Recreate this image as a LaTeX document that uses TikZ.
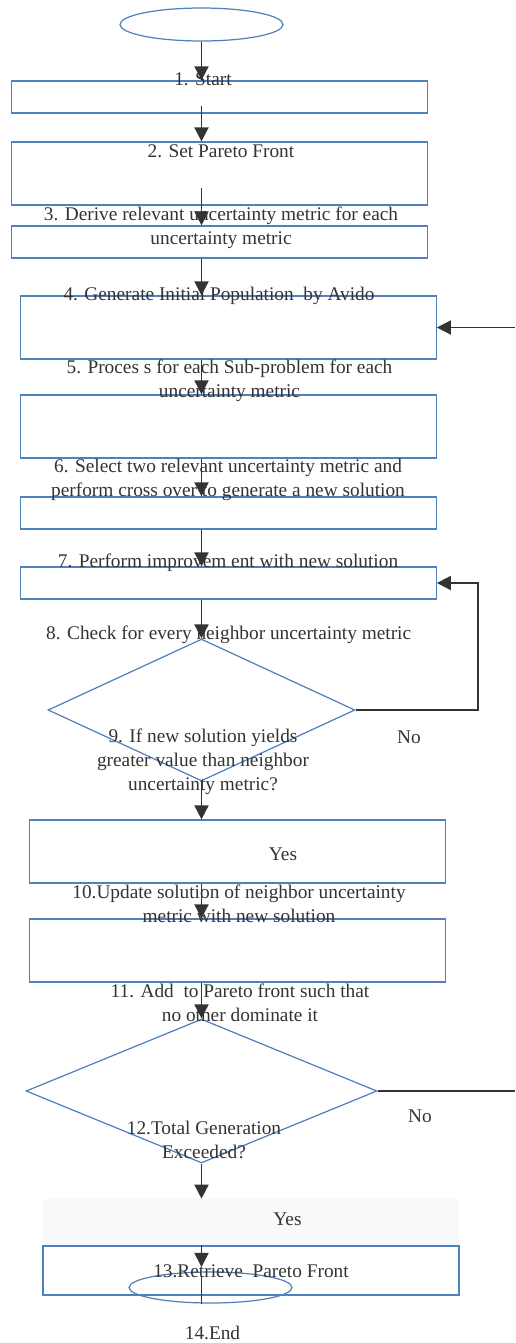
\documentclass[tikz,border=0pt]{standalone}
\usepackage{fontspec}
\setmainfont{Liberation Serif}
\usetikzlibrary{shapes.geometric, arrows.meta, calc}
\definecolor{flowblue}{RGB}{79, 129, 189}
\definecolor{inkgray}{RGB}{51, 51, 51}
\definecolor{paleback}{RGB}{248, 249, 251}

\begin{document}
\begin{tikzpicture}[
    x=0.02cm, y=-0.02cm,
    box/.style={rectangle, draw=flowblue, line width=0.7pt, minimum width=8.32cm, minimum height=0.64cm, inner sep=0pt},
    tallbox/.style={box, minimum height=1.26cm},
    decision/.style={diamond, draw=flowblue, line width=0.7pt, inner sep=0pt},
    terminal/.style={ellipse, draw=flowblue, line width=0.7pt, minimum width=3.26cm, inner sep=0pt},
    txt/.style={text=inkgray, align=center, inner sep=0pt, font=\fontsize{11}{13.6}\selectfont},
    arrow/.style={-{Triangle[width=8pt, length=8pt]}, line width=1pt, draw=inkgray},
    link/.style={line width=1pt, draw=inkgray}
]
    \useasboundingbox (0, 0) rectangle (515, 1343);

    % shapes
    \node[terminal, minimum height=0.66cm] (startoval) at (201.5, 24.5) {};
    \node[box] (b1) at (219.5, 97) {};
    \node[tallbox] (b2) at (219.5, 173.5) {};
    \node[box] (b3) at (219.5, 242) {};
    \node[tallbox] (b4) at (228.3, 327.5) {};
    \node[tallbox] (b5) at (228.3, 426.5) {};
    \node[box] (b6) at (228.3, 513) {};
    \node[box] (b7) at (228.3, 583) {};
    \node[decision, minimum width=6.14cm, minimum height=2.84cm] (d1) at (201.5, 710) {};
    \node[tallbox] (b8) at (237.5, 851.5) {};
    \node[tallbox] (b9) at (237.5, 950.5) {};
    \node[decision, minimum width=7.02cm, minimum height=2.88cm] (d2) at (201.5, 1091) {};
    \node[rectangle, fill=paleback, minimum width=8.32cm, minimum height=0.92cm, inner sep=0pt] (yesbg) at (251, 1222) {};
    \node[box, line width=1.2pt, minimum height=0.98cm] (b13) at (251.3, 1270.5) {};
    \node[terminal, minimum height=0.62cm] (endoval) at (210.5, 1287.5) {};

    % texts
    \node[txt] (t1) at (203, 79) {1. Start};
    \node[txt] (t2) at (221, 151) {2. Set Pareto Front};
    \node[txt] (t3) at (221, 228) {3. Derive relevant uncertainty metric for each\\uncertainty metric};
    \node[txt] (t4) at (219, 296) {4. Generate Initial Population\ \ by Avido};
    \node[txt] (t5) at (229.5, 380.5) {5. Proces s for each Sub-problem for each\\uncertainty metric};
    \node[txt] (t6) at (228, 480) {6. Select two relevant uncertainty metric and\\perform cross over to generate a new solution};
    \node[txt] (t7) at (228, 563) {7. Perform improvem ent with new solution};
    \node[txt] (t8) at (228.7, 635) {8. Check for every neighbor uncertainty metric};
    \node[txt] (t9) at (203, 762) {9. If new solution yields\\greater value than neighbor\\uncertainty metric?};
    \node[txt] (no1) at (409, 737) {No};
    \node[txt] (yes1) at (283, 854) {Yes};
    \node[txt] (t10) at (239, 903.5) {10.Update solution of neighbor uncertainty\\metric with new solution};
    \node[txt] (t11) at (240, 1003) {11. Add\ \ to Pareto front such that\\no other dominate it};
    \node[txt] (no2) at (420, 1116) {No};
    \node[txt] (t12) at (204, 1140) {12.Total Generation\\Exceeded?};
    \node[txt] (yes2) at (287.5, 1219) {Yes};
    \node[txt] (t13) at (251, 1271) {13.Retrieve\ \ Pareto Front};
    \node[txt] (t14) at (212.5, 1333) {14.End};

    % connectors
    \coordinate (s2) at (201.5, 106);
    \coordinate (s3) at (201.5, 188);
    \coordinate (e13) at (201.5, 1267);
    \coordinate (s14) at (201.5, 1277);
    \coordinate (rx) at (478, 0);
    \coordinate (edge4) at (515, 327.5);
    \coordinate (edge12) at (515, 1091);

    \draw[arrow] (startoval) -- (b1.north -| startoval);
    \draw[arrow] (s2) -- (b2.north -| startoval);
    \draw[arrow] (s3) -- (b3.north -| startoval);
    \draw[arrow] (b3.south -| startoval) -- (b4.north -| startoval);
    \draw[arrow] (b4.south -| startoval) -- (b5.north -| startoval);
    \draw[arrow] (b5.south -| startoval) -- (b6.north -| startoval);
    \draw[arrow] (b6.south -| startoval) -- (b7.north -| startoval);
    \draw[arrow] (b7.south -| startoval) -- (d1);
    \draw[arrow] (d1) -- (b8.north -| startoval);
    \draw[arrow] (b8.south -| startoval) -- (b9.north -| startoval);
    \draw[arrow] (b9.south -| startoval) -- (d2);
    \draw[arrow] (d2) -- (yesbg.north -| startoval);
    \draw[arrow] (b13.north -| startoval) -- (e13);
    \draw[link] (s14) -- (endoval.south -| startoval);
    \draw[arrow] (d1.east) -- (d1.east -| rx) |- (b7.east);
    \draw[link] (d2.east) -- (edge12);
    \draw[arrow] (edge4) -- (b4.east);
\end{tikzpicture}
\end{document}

--------

_Aim_:
Reproduce all of the data exactly, omitting each picture it holds.

_Final result_:
Recreate this image as a LaTeX document that uses TikZ.
\documentclass[tikz,border=0pt]{standalone}
\usepackage{fontspec}
\setmainfont{Liberation Serif}
\usetikzlibrary{shapes.geometric, arrows.meta, calc}
\definecolor{flowblue}{RGB}{79, 129, 189}
\definecolor{inkgray}{RGB}{51, 51, 51}
\definecolor{paleback}{RGB}{248, 249, 251}

\begin{document}
\begin{tikzpicture}[
    x=0.02cm, y=-0.02cm,
    box/.style={rectangle, draw=flowblue, line width=0.7pt, minimum width=8.32cm, minimum height=0.64cm, inner sep=0pt},
    tallbox/.style={box, minimum height=1.26cm},
    decision/.style={diamond, draw=flowblue, line width=0.7pt, inner sep=0pt},
    terminal/.style={ellipse, draw=flowblue, line width=0.7pt, minimum width=3.26cm, inner sep=0pt},
    txt/.style={text=inkgray, align=center, inner sep=0pt, font=\fontsize{11}{13.6}\selectfont},
    arrow/.style={-{Triangle[width=8pt, length=8pt]}, line width=1pt, draw=inkgray},
    link/.style={line width=1pt, draw=inkgray}
]
    \useasboundingbox (0, 0) rectangle (515, 1343);

    % shapes
    \node[terminal, minimum height=0.66cm] (startoval) at (201.5, 24.5) {};
    \node[box] (b1) at (219.5, 97) {};
    \node[tallbox] (b2) at (219.5, 173.5) {};
    \node[box] (b3) at (219.5, 242) {};
    \node[tallbox] (b4) at (228.3, 327.5) {};
    \node[tallbox] (b5) at (228.3, 426.5) {};
    \node[box] (b6) at (228.3, 513) {};
    \node[box] (b7) at (228.3, 583) {};
    \node[decision, minimum width=6.14cm, minimum height=2.84cm] (d1) at (201.5, 710) {};
    \node[tallbox] (b8) at (237.5, 851.5) {};
    \node[tallbox] (b9) at (237.5, 950.5) {};
    \node[decision, minimum width=7.02cm, minimum height=2.88cm] (d2) at (201.5, 1091) {};
    \node[rectangle, fill=paleback, minimum width=8.32cm, minimum height=0.92cm, inner sep=0pt] (yesbg) at (251, 1222) {};
    \node[box, line width=1.2pt, minimum height=0.98cm] (b13) at (251.3, 1270.5) {};
    \node[terminal, minimum height=0.62cm] (endoval) at (210.5, 1287.5) {};

    % texts
    \node[txt] (t1) at (203, 79) {1. Start};
    \node[txt] (t2) at (221, 151) {2. Set Pareto Front};
    \node[txt] (t3) at (221, 228) {3. Derive relevant uncertainty metric for each\\uncertainty metric};
    \node[txt] (t4) at (219, 296) {4. Generate Initial Population\ \ by Avido};
    \node[txt] (t5) at (229.5, 380.5) {5. Proces s for each Sub-problem for each\\uncertainty metric};
    \node[txt] (t6) at (228, 480) {6. Select two relevant uncertainty metric and\\perform cross over to generate a new solution};
    \node[txt] (t7) at (228, 563) {7. Perform improvem ent with new solution};
    \node[txt] (t8) at (228.7, 635) {8. Check for every neighbor uncertainty metric};
    \node[txt] (t9) at (203, 762) {9. If new solution yields\\greater value than neighbor\\uncertainty metric?};
    \node[txt] (no1) at (409, 737) {No};
    \node[txt] (yes1) at (283, 854) {Yes};
    \node[txt] (t10) at (239, 903.5) {10.Update solution of neighbor uncertainty\\metric with new solution};
    \node[txt] (t11) at (240, 1003) {11. Add\ \ to Pareto front such that\\no other dominate it};
    \node[txt] (no2) at (420, 1116) {No};
    \node[txt] (t12) at (204, 1140) {12.Total Generation\\Exceeded?};
    \node[txt] (yes2) at (287.5, 1219) {Yes};
    \node[txt] (t13) at (251, 1271) {13.Retrieve\ \ Pareto Front};
    \node[txt] (t14) at (212.5, 1333) {14.End};

    % connectors
    \coordinate (s2) at (201.5, 106);
    \coordinate (s3) at (201.5, 188);
    \coordinate (e13) at (201.5, 1267);
    \coordinate (s14) at (201.5, 1277);
    \coordinate (rx) at (478, 0);
    \coordinate (edge4) at (515, 327.5);
    \coordinate (edge12) at (515, 1091);

    \draw[arrow] (startoval) -- (b1.north -| startoval);
    \draw[arrow] (s2) -- (b2.north -| startoval);
    \draw[arrow] (s3) -- (b3.north -| startoval);
    \draw[arrow] (b3.south -| startoval) -- (b4.north -| startoval);
    \draw[arrow] (b4.south -| startoval) -- (b5.north -| startoval);
    \draw[arrow] (b5.south -| startoval) -- (b6.north -| startoval);
    \draw[arrow] (b6.south -| startoval) -- (b7.north -| startoval);
    \draw[arrow] (b7.south -| startoval) -- (d1);
    \draw[arrow] (d1) -- (b8.north -| startoval);
    \draw[arrow] (b8.south -| startoval) -- (b9.north -| startoval);
    \draw[arrow] (b9.south -| startoval) -- (d2);
    \draw[arrow] (d2) -- (yesbg.north -| startoval);
    \draw[arrow] (b13.north -| startoval) -- (e13);
    \draw[link] (s14) -- (endoval.south -| startoval);
    \draw[arrow] (d1.east) -- (d1.east -| rx) |- (b7.east);
    \draw[link] (d2.east) -- (edge12);
    \draw[arrow] (edge4) -- (b4.east);
\end{tikzpicture}
\end{document}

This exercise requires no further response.